Heat Exchange: From Physics to Practical Use
Heat exchange systems transfer thermal energy from warmer areas to cooler ones through conduction and convection. In AI facilities, liquid cooling loops capture heat directly at the chip or component level. The liquid then transports that energy to a secondary system.
At that point, heat exchangers transfer the captured energy either outside the facility or into another network for reuse.
Key Design Approaches
Modern AI data center designs increasingly prioritize recovery over rejection. Common approaches include:
Liquid cooling loops. Coolants absorb heat from processors and carry it to a central loop. This method reduces the inefficiencies of air cooling.
Indirect exchange to district energy systems. Facilities can transfer thermal output through specialized exchangers into nearby heating networks.
Passive two-phase systems. Thermosiphon designs use evaporation, condensation, and gravity to move heat without pumps, lowering energy consumption.
For example, researchers at the Danish Technological Institute, working with startup Heatflow, developed a 3D-printed passive cooling component. The device achieved 600 watts of cooling capacity without pumps or fans. It uses a thermosiphon principle: coolant evaporates at the hot surface, rises to release heat, then returns by gravity. Because the system avoids mechanical pumping, it consumes minimal supporting energy and delivers heat at temperatures suitable for reuse.
Many modern exchangers now capture heat in the 60–80°C range. That temperature aligns well with district heating requirements. With proper integration, data centers can act as distributed heat sources rather than isolated power sinks.
Turning Heat Into Economic Value
Several northern European data centers already integrate with district heating networks. In these systems, operators channel excess heat into residential and commercial heating grids. This approach reduces reliance on fossil fuels and strengthens local energy resilience.

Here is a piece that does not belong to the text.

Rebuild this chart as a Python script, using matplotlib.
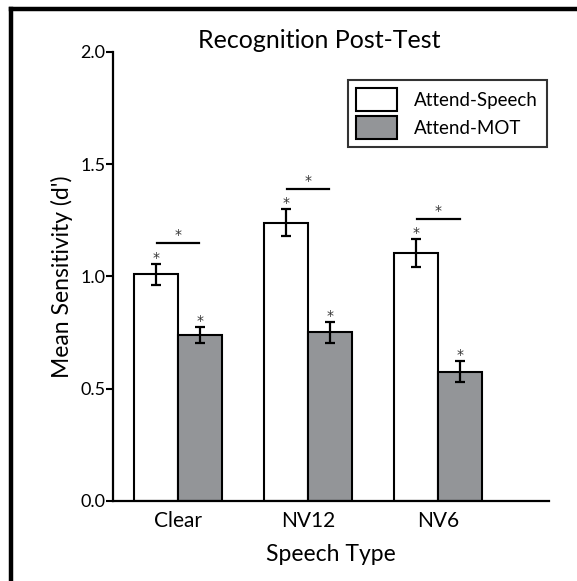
import numpy as np
import matplotlib.pyplot as plt
from matplotlib.lines import Line2D
from matplotlib.patches import Patch

plt.rcParams['font.family'] = ['Lato', 'DejaVu Sans']

# Data
speech_types = ["Clear", "NV12", "NV6"]
attend_speech = [1.01, 1.24, 1.105]
attend_speech_err = [0.047, 0.06, 0.063]
attend_mot = [0.739, 0.751, 0.576]
attend_mot_err = [0.036, 0.047, 0.047]
sig_line_y = [1.151, 1.39, 1.258]

gray = '#939598'
x = np.arange(len(speech_types))
w = 0.34

fig = plt.figure(figsize=(5.77, 5.81), dpi=100)
ax = fig.add_axes([0.1958, 0.1377, 0.755, 0.7728])

ax.bar(x - w / 2, attend_speech, w, color='white', edgecolor='black', linewidth=1.5,
       label='Attend-Speech', zorder=2)
ax.bar(x + w / 2, attend_mot, w, color=gray, edgecolor='black', linewidth=1.5,
       label='Attend-MOT', zorder=2)
ax.errorbar(x - w / 2, attend_speech, yerr=attend_speech_err, fmt='none', ecolor='black',
            elinewidth=1.6, capsize=3.3, capthick=1.6, zorder=3)
ax.errorbar(x + w / 2, attend_mot, yerr=attend_mot_err, fmt='none', ecolor='black',
            elinewidth=1.6, capsize=3.3, capthick=1.6, zorder=3)

# asterisks over each bar
star = dict(ha='center', va='bottom', fontsize=10, color='#333333', family='DejaVu Sans')
for xi, v, e in zip(x - w / 2, attend_speech, attend_speech_err):
    ax.text(xi, v + e - 0.005, '*', **star)
for xi, v, e in zip(x + w / 2, attend_mot, attend_mot_err):
    ax.text(xi, v + e - 0.005, '*', **star)

# significance lines between pairs
for xi, ly in zip(x, sig_line_y):
    ax.plot([xi - 0.165, xi + 0.165], [ly, ly], color='black', lw=1.6)
    ax.text(xi, ly + 0.003, '*', **star)

ax.set_xlim(-0.5, 2.85)
ax.set_ylim(0, 2.0)
ax.set_yticks([0.0, 0.5, 1.0, 1.5, 2.0])
ax.set_yticklabels(['0.0', '0.5', '1.0', '1.5', '2.0'])
ax.set_xticks(x)
ax.set_xticklabels(speech_types)
ax.tick_params(axis='y', direction='out', length=5, width=1.5, labelsize=13, pad=0.5)
ax.tick_params(axis='x', length=0, labelsize=15, pad=7.5)
for s in ['top', 'right']:
    ax.spines[s].set_visible(False)
for s in ['left', 'bottom']:
    ax.spines[s].set_linewidth(1.6)

ax.set_ylabel("Mean Sensitivity (d')", fontsize=16.5, labelpad=5.5)
ax.set_xlabel("Speech Type", fontsize=16.5, labelpad=9)
fig.text(0.553, 0.93, "Recognition Post-Test", ha='center', va='center', fontsize=18)

handles = [Patch(facecolor='white', edgecolor='black', linewidth=1.5),
           Patch(facecolor=gray, edgecolor='black', linewidth=1.5)]
leg = ax.legend(handles, ['Attend-Speech', 'Attend-MOT'], loc='upper right',
                bbox_to_anchor=(0.9955, 0.9376), borderaxespad=0, fontsize=13.5,
                frameon=True, fancybox=False, edgecolor='black', handlelength=2.2,
                handleheight=1.5, borderpad=0.45, labelspacing=0.25, handletextpad=0.9)
leg.get_frame().set_linewidth(1.5)

# frame lines (left and top)
fig.add_artist(Line2D([0.0194, 0.0194], [0, 0.9845], transform=fig.transFigure,
                      color='black', lw=3.2, solid_capstyle='projecting'))
fig.add_artist(Line2D([0.0194, 1.0], [0.9845, 0.9845], transform=fig.transFigure,
                      color='black', lw=3.2, solid_capstyle='projecting'))

fig.savefig("out.png", dpi=100)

One Finnish data center supplies heat to hundreds of homes. While each facility may generate a modest share of total demand, scale and proximity make a meaningful difference.
Liquid-to-district heating systems provide another model. In these setups, heat exchangers transfer thermal energy from cooling loops directly into municipal networks. Some facilities equipped with liquid cooling and reuse systems report energy reuse factors exceeding 60 percent. When integrated with local grids, such systems significantly reduce emissions and operating costs.
These examples show how thoughtful design can produce shared benefits. Operators lower cooling expenses. Communities gain affordable renewable heat. Cities reduce fossil fuel dependence.
Market Drivers and Regulatory Pressure
Several forces now accelerate investment in heat exchange infrastructure.
In Europe, energy efficiency regulations require large data centers to submit waste heat reuse plans or explain why reuse is not feasible. These mandates push heat recovery from optional upgrade to core design feature.
At the same time, vendors are introducing modular thermal platforms for high-capacity AI sites. These systems combine cooling and heat exchange into scalable packages. Operators can deploy them alongside growing compute clusters without overhauling entire facilities.
Innovation also continues at the software layer. Some operators use machine learning models to optimize liquid cooling and heat distribution in real time. These control systems maximize useful heat capture while minimizing auxiliary energy use.
Hardware engineers are contributing as well. Chip-level cooling designs improve thermal distribution at the processor itself. By removing heat more efficiently at the source, these technologies reduce strain on facility-level systems and produce more predictable thermal output.
Economic and Environmental Impacts
Heat reuse can significantly improve financial performance. Cooling often represents a major share of operational costs. When operators redirect captured heat into productive use, they reduce wasted energy and improve overall efficiency metrics such as power usage effectiveness (PUE).
Environmental benefits follow. Waste heat integration lowers total emissions and supports circular energy systems. In regions with mature district heating infrastructure, data centers can displace carbon-intensive heat generation. Some research suggests that waste heat could supply a meaningful share of urban space heating demand in well-connected regions within this decade.
Regulation strengthens the business case. Facilities that incorporate heat recovery gain compliance advantages and position themselves as sustainability leaders. Those that ignore the opportunity may face higher long-term costs.
Implementation Challenges
Despite its promise, heat exchange integration presents practical challenges.
First, waste heat must reach a usable temperature. Low-grade heat may require boosting systems, which add cost and complexity. Second, facilities must sit near viable heat demand. Data centers far from district heating grids need alternative partnerships, such as agreements with industrial plants or campus-scale networks.
Capital costs and local energy market structures also influence feasibility. Policymakers can accelerate adoption through incentives and supportive regulatory frameworks.
Conclusion
The AI infrastructure boom delivers unprecedented computing power. It also produces unprecedented heat. Instead of treating that heat as waste, forward-looking operators now treat it as a strategic asset.
Through advanced heat exchange systems, liquid cooling, and district energy integration, data centers can reduce costs and strengthen sustainability performance. Emerging technologies: from 3D-printed passive components to intelligent thermal control systems, continue to expand what is possible.